Working With Election Studies

Full Day Workshop: Saturday, January 15, 9am-noon, 1:30pm-4:30pm

This is a workshop on applied statistical methods for analyzing electoral choice in
contemporary mature democracies. Only minimal prior knowledge of statistics through
an introduction to the standard OLS regression model is assumed. Example analyses use
data from the instructor's national surveys for the 2016 and 2020 American presidential
election, the 2017 and 2019 British general elections, the 2016 UK Brexit referendum
and the 2019 and 2021 Canadian federal elections. After discussing the binomial logit
and probit models and the multinomial logit model, the mixed logit and multinomial
probit models are presented. Finite mixture models for studying electoral choice in
polarized electoral contexts are discussed. Recently developed models that assume
random regret rather than utility maximization are also considered. Example analyses
use the Stata, R and Nlogit programs and will be made available to students.
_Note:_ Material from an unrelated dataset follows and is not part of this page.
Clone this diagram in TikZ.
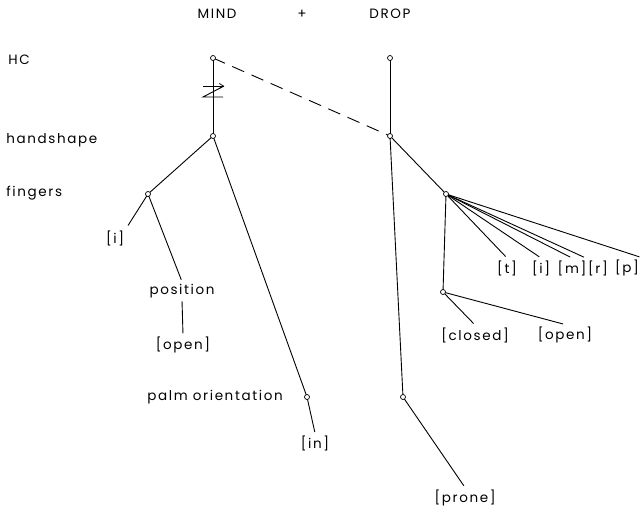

Instructor: Dr. Harold Clarke

 

Dr. Harold D. Clarke, Ashbel Smith Professor of Political Economy at the University of Texas, Dallas, received his PhD from Duke University and bachelor’s and master’s degrees from the University of Western Ontario. Clarke is an internationally recognized expert on voting and elections. His research focuses on electoral choice and the political economy of party support in Great Britain, the U.S. and Canada. His studies have been supported by the National Science Foundation, the Economics and Social Research Council (UK), the Social Sciences and Humanities Research Council (Canada), and the Bill and Melinda Gates Foundation.